With an increase in LTE enabled wireless providers, smartphone manufacturers were looking for All-in-one solutions that they could design with minimal effort and cost, and yet target the highest portion of the smartphone wireless spectrum. Qualcomm’s designs offered these All-in-one packages.

Performance on the Tegra 3 platform was impeded, not due to core efficiency, but more due to memory throughput design. While Qualcomm’s Snapdragon S4, Texas Instruments’ OMAP4 and Samsung’s Exynos 4 had already moved on to Dual-Channel memory access systems on each core, Tegra 3 was still a generation behind, employing a single-channel memory architecture. Similar performance to its competitors could be achieved, but clock speeds would have to be almost doubled, which was not physically feasible from a power consumption and stability stand point. As most other SoC chipset provider had moved over to fabrication on a 22 nM and 32 nM HKMG (in the case of Samsung’s Exynos 4412) process, nVidia was still using a 45 nM process. This difference meant a big difference in power consumption efficiency.

The birth of Tegra 4

Enter Tegra 4, nVidia’s answer to Qualcomm. With tegra 4 and tegra 4i, nVidia hopes to address all of Tegra 3’s shortcomings and go beyond. With Tegra 4, nVidia also jumped onto ARM’s more powerful next gen SoC architecture: Cortex A15. Qualcomm’s Snapdragon S4 is already using an architecture similar to this without the issue if higher power consumption that is usually faced by SoCs based on this tech. It should be noted that Tegra 4i is not based on the Cortex A15 architecture. It is actually based on the previous generation Cortex A9, but the most recent and most highly optimized implementation of this architecture, with nVidia’s own performance touches. The Tegra 4 includes a 72 core GPU that handles all of the graphics tasks and a separate but brand new Icera500 LTE modem. The Tegra 4i on the other hand, employs the same modem but it integrates it into the SoC at the expense of GPU size. The GPU on the Tegra 4i is a 60 core unit. Considering how tegra 3 had only a 12 core GPU, nVidia claims graphics performance will jump 5 times on the tegra 4i and correspondingly 6 times on the tegra 4. Bold claim, but its a possibility as it is not just the GPU that gains performance improvements, but also the CPU.

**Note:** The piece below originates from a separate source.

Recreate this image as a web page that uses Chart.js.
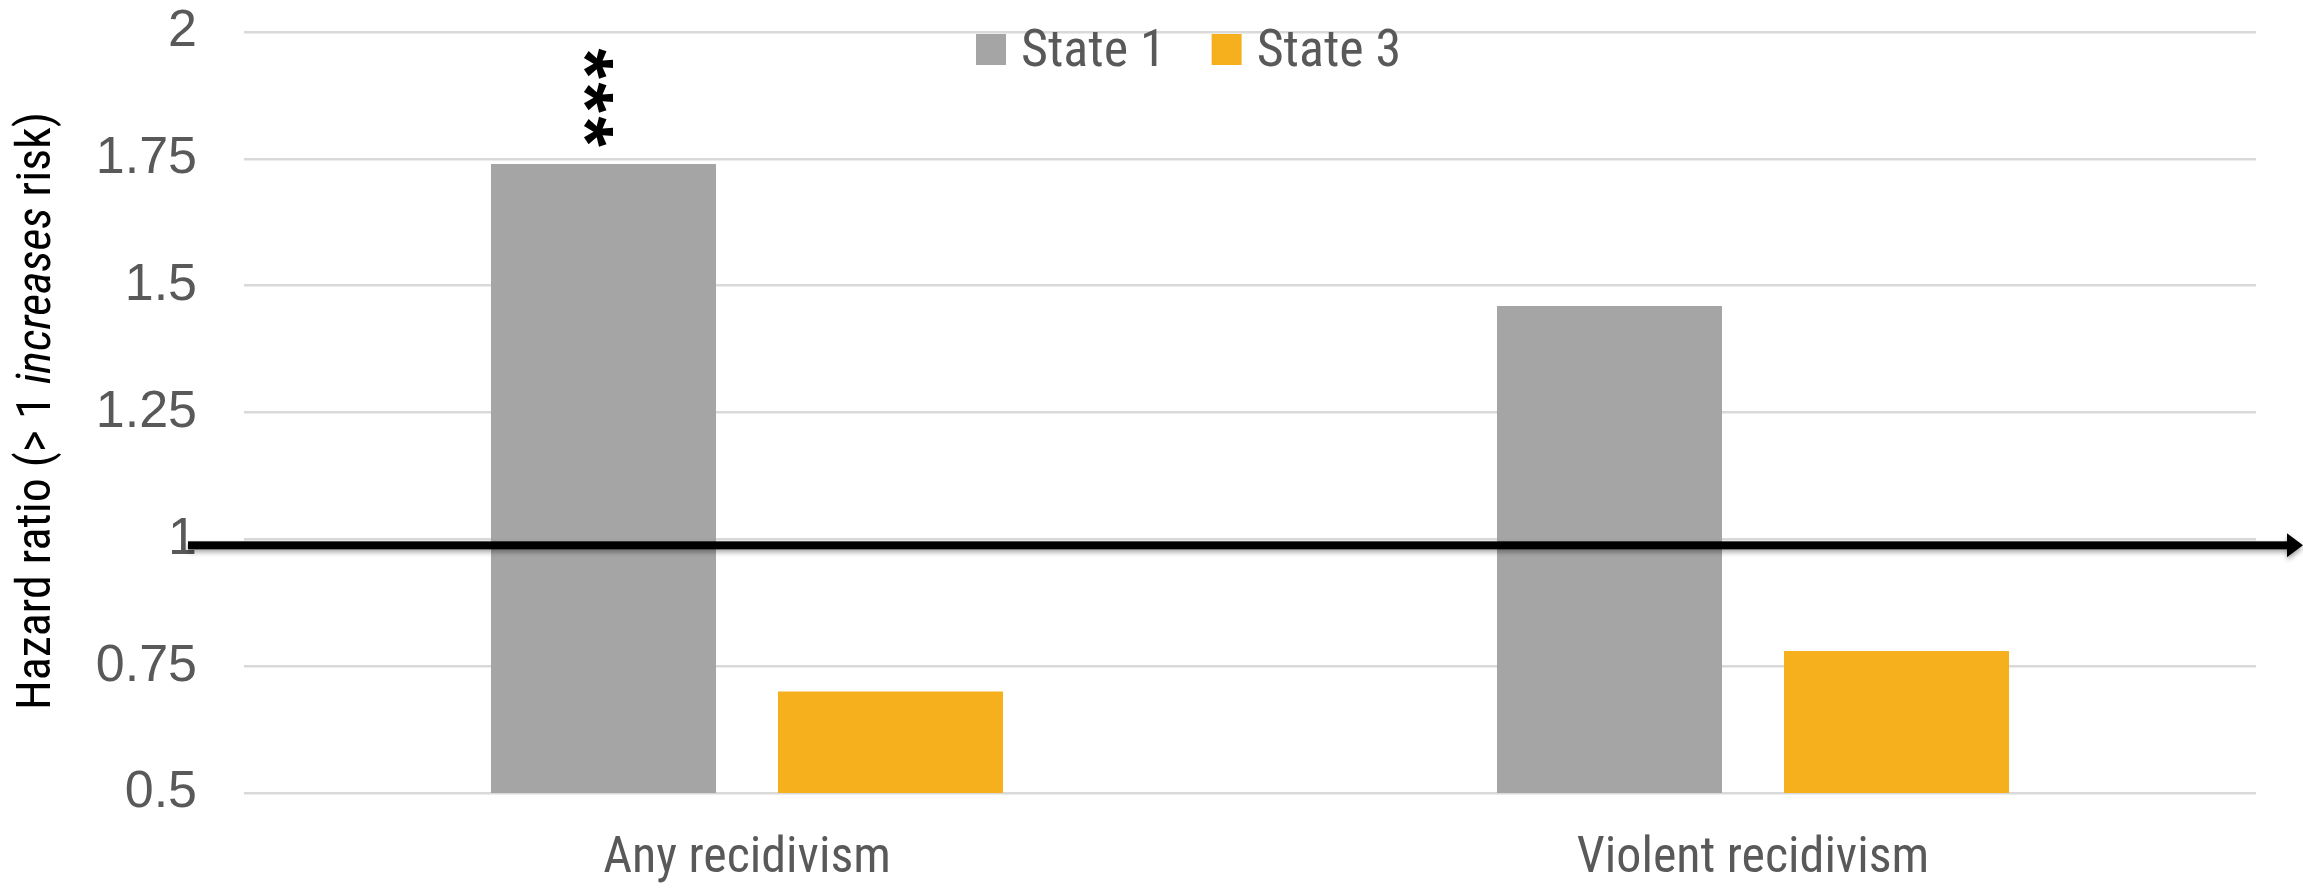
<!DOCTYPE html>
<html>
<head>
<meta charset="utf-8">
<script src="https://cdn.jsdelivr.net/npm/chart.js@4"></script>
<style>
  html, body { margin: 0; padding: 0; background: #fff; }
  #wrap { width: 2303px; height: 888px; }
</style>
</head>
<body>
<div id="wrap"><canvas id="myChart" width="2303" height="888"></canvas></div>
<script>
// Datos del grafico
const categories = ['Any recidivism', 'Violent recidivism'];
const seriesNames = ['State 1', 'State 3'];
const state1 = [1.74, 1.46];
const state3 = [0.70, 0.78];
const sigState1 = ['***', ''];
const yTicks = [0.5, 0.75, 1, 1.25, 1.5, 1.75, 2];
const colores = ['#A5A5A5', '#F6B01E'];

const narrow = "'Liberation Sans Narrow', 'Roboto Condensed', 'Open Sans', sans-serif";

// Leyenda, titulo del eje, flecha en 1 y asteriscos
const extras = {
  id: 'extras',
  afterDatasetsDraw(chart) {
    const ctx = chart.ctx;
    const area = chart.chartArea;
    const y = chart.scales.y.getPixelForValue(1) + 6;

    // flecha horizontal
    ctx.save();
    ctx.shadowColor = 'rgba(0,0,0,0.35)';
    ctx.shadowBlur = 5;
    ctx.shadowOffsetY = 3;
    ctx.fillStyle = '#000';
    ctx.fillRect(area.left - 56, y - 4, (chart.width - 14) - (area.left - 56), 8);
    ctx.beginPath();
    ctx.moveTo(chart.width - 16, y - 12);
    ctx.lineTo(chart.width, y);
    ctx.lineTo(chart.width - 16, y + 12);
    ctx.closePath();
    ctx.fill();
    ctx.restore();

    // asteriscos de significancia
    const meta = chart.getDatasetMeta(0);
    ctx.save();
    ctx.fillStyle = '#000';
    ctx.font = 'bold 78px "Liberation Sans", sans-serif';
    meta.data.forEach((bar, i) => {
      const s = sigState1[i];
      if (!s) return;
      const m = ctx.measureText('*');
      const cx = (m.actualBoundingBoxRight - m.actualBoundingBoxLeft) / 2 - m.actualBoundingBoxLeft;
      const cy = (m.actualBoundingBoxAscent - m.actualBoundingBoxDescent) / 2;
      for (let k = 0; k < s.length; k++) {
        ctx.save();
        ctx.translate(bar.x - 5, bar.y - 32 - k * 34);
        ctx.rotate(Math.PI / 2);
        ctx.fillText('*', -cx, cy);
        ctx.restore();
      }
    });
    ctx.restore();
  },
  afterDraw(chart) {
    const ctx = chart.ctx;

    // leyenda
    ctx.save();
    ctx.font = '52px ' + narrow;
    ctx.textBaseline = 'alphabetic';
    let x = 976;
    seriesNames.forEach((name, i) => {
      ctx.fillStyle = colores[i];
      ctx.fillRect(x, 34, 30, 31);
      ctx.fillStyle = '#595959';
      ctx.fillText(name, x + 45, 66);
      x += 45 + ctx.measureText(name).width + 46;
    });
    ctx.restore();

    // titulo del eje y con "increases" en italica
    const partes = [
      ['Hazard ratio (> 1 ', ''],
      ['increases', 'italic '],
      [' risk)', '']
    ];
    ctx.save();
    ctx.fillStyle = '#000';
    ctx.textBaseline = 'middle';
    let total = 0;
    partes.forEach(p => {
      ctx.font = p[1] + '48px ' + narrow;
      total += ctx.measureText(p[0]).width;
    });
    ctx.translate(38, 411);
    ctx.rotate(-Math.PI / 2);
    let px = -total / 2;
    partes.forEach(p => {
      ctx.font = p[1] + '48px ' + narrow;
      ctx.fillText(p[0], px, 0);
      px += ctx.measureText(p[0]).width;
    });
    ctx.restore();
  }
};

const ctx = document.getElementById('myChart');

new Chart(ctx, {
  type: 'bar',
  data: {
    labels: categories,
    datasets: [{
      label: seriesNames[0],
      data: state1,
      backgroundColor: colores[0]
    },
    {
      label: seriesNames[1],
      data: state3,
      backgroundColor: colores[1]
    }]
  },
  options: {
    responsive: false,
    animation: false,
    devicePixelRatio: 1,
    categoryPercentage: 0.5706,
    barPercentage: 0.784,
    layout: { padding: { top: 32, right: 47, bottom: 0, left: 0 } },
    plugins: {
      legend: { display: false },
      tooltip: { enabled: false }
    },
    scales: {
      x: {
        grid: { display: false, drawTicks: false },
        border: { display: false },
        ticks: {
          color: '#595959',
          font: { family: narrow, size: 50 },
          padding: 36,
          maxRotation: 0
        },
        afterFit(scale) { scale.height = 95; }
      },
      y: {
        min: 0.5,
        max: 2,
        afterBuildTicks(scale) { scale.ticks = yTicks.map(v => ({ value: v })); },
        grid: { color: '#D9D9D9', lineWidth: 2.5, drawTicks: false },
        border: { display: false },
        ticks: {
          color: '#595959',
          font: { family: "'Liberation Sans', Arial, sans-serif", size: 52 },
          padding: 47,
          callback: v => String(v)
        },
        afterFit(scale) {
          scale.width = 244;
          scale.paddingTop = 0;
          scale.paddingBottom = 0;
        }
      }
    }
  },
  plugins: [extras]
});
</script>
</body>
</html>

With tegra 4 (and specifically tegra 4i), nVidia has gone the route of Qualcomm`s MDP and designed a reference unit: basically a smartphone with top notch features.  This gives device manufacturers a blueprint to follow when designing a smartphone based on this SoC. 


There are rumors that the Nexus 5 will be using Tegra 4 internals for its next devices. That’s isn’t a bad thing. With the introduction of the Phoenix reference device, nVidia has drastically simplified the hardware design process cutting down on production time and virtually eliminating the hardware design cycle. This in turn, reduces final device costs. And considering the fact that google plans to sell its nexus devices at relatively cheaper prices, this is something google is definitely looking at.


The smartphone war is reaching a stalemate with respect to performance. Almost every single ARM based quad core SoC chipset seems to heave reached a point where performance difference may be observed in benchmark numbers but  is barely noticeable in everyday usage. So we have reached a point where SoC manufacturers now have to distinguish themselves by adding unique and innovative features. One of these areas is imaging. nVidia is attacking this front, with technology it has dubbed “Chimera”. This is technology we definitely need to look out for as it promises some serious improvements over its current crop of competition. One unique feature to look out for is its Always-On HDR mode. Unlike most other ISP(Image signal processor)s, nVidia’s Chimera technology merges all the images taken at different exposures and combines them in real-time. The process can be explained better in this article. Suffice it to say, if you have been dissatisfied with the current crop of smartphone cameras, and you are looking for something better, nVidia tegra 4 is definitely something to look out for. Smartphones using this chip will definitely offer much better imaging capabilities and camera modules.


With Tegra 4, nVidia has definitely learnt its lessons and has made a compelling offer. Price-wise, it has also promised to deliver. This level of competition is definitely healthy among SoC manufacturers, as us, the consumers, ONLY stand to gain from it. I am definitely looking forward to Tegra 4 powered nexus devices from Google. It won’t be a bad investment on Google’s part. I am particularly looking forward to improved imaging capabilities on Future nexus devices. Now all that remains, is to see this chipset implemented in some beautifully designed smartphones and tablets. The future looks impressive!